WORK TO BE COMPLETED:
Begin with the first line and repeat exactly through the line containing "const axisY = 378, axisX = x(2);"; leave every image out.

RAW DATA:
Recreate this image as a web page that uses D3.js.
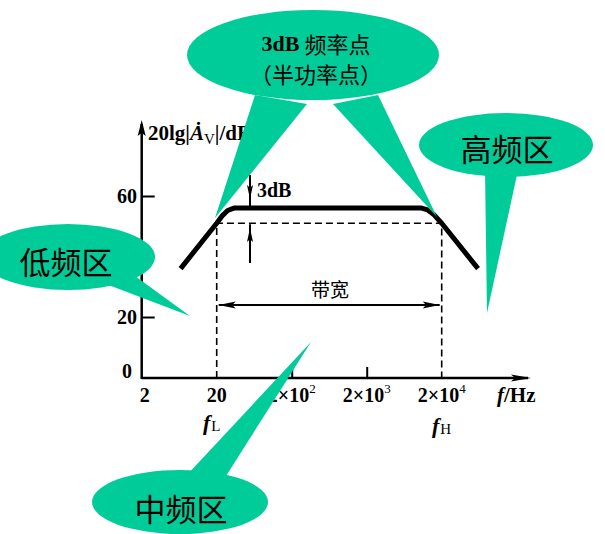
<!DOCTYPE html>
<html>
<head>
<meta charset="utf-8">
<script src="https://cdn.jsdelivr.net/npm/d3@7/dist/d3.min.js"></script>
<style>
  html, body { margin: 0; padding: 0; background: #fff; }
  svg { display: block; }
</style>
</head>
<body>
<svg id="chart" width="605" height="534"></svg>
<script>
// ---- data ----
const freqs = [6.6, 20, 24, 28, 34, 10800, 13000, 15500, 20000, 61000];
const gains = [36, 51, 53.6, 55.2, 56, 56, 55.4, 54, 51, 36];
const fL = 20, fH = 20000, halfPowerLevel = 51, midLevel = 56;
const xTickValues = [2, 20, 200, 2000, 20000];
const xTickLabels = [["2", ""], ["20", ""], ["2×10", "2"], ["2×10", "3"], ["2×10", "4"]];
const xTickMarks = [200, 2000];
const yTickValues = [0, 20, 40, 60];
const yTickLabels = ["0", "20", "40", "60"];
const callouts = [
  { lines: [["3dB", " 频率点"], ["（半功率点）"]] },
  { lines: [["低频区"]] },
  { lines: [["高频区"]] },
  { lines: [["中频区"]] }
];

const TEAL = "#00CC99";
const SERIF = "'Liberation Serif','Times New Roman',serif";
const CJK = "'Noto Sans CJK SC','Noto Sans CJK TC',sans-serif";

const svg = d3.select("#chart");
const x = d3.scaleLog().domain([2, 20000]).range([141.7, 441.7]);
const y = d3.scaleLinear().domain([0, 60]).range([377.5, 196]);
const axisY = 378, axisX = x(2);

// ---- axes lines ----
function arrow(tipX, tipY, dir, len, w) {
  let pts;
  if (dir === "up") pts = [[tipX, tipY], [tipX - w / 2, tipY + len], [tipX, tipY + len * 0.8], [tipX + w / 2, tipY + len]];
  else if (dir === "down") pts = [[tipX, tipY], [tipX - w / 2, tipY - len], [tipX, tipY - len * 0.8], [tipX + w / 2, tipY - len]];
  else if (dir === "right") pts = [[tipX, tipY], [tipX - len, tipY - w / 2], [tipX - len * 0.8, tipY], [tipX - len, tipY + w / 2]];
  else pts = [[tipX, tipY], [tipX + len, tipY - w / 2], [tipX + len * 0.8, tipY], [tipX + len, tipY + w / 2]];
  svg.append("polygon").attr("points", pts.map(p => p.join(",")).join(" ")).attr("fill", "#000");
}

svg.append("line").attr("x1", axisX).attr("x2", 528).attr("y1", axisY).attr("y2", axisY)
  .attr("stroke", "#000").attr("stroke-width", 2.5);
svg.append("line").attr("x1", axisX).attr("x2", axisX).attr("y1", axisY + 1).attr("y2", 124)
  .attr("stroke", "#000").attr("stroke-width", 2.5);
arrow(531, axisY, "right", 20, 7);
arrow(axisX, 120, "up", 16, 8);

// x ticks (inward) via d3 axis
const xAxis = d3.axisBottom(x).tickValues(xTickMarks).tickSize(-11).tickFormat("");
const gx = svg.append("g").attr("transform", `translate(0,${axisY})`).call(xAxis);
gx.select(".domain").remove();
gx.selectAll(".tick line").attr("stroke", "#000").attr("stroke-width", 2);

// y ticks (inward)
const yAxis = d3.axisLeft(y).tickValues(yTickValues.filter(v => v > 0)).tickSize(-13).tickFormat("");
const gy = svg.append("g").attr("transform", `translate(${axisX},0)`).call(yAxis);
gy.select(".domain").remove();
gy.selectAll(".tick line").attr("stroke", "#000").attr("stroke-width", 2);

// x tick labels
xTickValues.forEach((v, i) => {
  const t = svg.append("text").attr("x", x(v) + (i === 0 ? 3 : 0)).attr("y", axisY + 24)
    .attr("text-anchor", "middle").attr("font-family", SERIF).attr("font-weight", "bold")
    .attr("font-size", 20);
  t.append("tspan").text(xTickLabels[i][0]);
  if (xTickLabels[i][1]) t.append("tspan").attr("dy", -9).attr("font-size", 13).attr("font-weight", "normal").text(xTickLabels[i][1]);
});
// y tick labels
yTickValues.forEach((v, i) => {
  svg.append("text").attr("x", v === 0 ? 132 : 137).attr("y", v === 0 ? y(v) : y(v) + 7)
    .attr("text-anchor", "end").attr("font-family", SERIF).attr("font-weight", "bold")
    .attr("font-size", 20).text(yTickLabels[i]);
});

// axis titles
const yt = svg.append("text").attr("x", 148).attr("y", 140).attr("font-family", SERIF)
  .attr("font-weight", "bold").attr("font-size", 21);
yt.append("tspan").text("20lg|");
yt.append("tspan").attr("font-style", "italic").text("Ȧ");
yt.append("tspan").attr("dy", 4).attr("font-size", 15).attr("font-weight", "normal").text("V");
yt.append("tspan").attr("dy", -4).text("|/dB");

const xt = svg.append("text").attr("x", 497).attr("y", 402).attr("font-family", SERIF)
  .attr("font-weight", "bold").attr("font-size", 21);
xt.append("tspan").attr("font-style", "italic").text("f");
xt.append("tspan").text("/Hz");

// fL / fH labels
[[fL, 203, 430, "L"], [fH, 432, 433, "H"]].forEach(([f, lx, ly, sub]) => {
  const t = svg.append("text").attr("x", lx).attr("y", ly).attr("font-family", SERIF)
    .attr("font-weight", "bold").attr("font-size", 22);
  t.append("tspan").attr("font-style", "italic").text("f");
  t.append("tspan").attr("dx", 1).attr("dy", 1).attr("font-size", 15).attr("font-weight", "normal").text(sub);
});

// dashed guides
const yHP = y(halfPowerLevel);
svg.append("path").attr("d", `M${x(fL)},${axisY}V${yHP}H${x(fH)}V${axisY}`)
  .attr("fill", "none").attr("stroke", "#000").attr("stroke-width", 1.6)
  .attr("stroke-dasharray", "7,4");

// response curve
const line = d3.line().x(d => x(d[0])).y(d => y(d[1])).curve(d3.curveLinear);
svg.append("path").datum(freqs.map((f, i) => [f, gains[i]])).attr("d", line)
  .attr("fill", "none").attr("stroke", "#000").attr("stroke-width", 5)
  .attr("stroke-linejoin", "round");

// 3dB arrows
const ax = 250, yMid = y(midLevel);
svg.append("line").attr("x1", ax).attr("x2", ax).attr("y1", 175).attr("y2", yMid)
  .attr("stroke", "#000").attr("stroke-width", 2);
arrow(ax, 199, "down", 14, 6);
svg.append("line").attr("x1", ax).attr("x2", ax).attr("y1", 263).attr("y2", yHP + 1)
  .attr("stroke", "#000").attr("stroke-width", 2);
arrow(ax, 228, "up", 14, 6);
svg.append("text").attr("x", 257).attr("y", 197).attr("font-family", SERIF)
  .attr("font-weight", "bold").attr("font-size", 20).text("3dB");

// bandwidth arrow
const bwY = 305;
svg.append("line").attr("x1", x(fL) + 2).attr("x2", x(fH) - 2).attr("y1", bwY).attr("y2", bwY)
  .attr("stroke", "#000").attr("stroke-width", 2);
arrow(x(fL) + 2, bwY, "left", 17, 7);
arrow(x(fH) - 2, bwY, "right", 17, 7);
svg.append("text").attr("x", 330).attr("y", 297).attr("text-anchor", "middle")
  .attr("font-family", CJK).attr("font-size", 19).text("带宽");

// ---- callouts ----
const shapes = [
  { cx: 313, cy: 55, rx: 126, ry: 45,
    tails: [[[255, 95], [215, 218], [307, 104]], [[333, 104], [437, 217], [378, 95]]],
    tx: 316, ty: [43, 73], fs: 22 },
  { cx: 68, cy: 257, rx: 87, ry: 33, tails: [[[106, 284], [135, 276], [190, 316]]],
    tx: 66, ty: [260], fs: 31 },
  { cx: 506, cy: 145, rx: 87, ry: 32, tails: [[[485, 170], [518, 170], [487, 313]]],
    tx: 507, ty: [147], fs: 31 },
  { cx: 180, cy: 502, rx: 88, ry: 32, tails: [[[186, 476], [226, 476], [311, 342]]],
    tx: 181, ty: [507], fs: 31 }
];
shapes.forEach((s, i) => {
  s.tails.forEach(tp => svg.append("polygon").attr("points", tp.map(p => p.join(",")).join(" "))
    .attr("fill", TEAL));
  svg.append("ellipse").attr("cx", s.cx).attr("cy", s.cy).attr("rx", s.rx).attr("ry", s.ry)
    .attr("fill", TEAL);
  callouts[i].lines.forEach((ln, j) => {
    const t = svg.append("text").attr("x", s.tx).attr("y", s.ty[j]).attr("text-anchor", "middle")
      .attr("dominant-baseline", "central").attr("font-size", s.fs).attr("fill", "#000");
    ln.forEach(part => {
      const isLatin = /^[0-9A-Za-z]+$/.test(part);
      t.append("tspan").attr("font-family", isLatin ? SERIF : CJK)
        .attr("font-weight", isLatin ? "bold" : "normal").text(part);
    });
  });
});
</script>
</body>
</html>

OUTPUT BELOW:
Recreate this image as a web page that uses D3.js.
<!DOCTYPE html>
<html>
<head>
<meta charset="utf-8">
<script src="https://cdn.jsdelivr.net/npm/d3@7/dist/d3.min.js"></script>
<style>
  html, body { margin: 0; padding: 0; background: #fff; }
  svg { display: block; }
</style>
</head>
<body>
<svg id="chart" width="605" height="534"></svg>
<script>
// ---- data ----
const freqs = [6.6, 20, 24, 28, 34, 10800, 13000, 15500, 20000, 61000];
const gains = [36, 51, 53.6, 55.2, 56, 56, 55.4, 54, 51, 36];
const fL = 20, fH = 20000, halfPowerLevel = 51, midLevel = 56;
const xTickValues = [2, 20, 200, 2000, 20000];
const xTickLabels = [["2", ""], ["20", ""], ["2×10", "2"], ["2×10", "3"], ["2×10", "4"]];
const xTickMarks = [200, 2000];
const yTickValues = [0, 20, 40, 60];
const yTickLabels = ["0", "20", "40", "60"];
const callouts = [
  { lines: [["3dB", " 频率点"], ["（半功率点）"]] },
  { lines: [["低频区"]] },
  { lines: [["高频区"]] },
  { lines: [["中频区"]] }
];

const TEAL = "#00CC99";
const SERIF = "'Liberation Serif','Times New Roman',serif";
const CJK = "'Noto Sans CJK SC','Noto Sans CJK TC',sans-serif";

const svg = d3.select("#chart");
const x = d3.scaleLog().domain([2, 20000]).range([141.7, 441.7]);
const y = d3.scaleLinear().domain([0, 60]).range([377.5, 196]);
const axisY = 378, axisX = x(2);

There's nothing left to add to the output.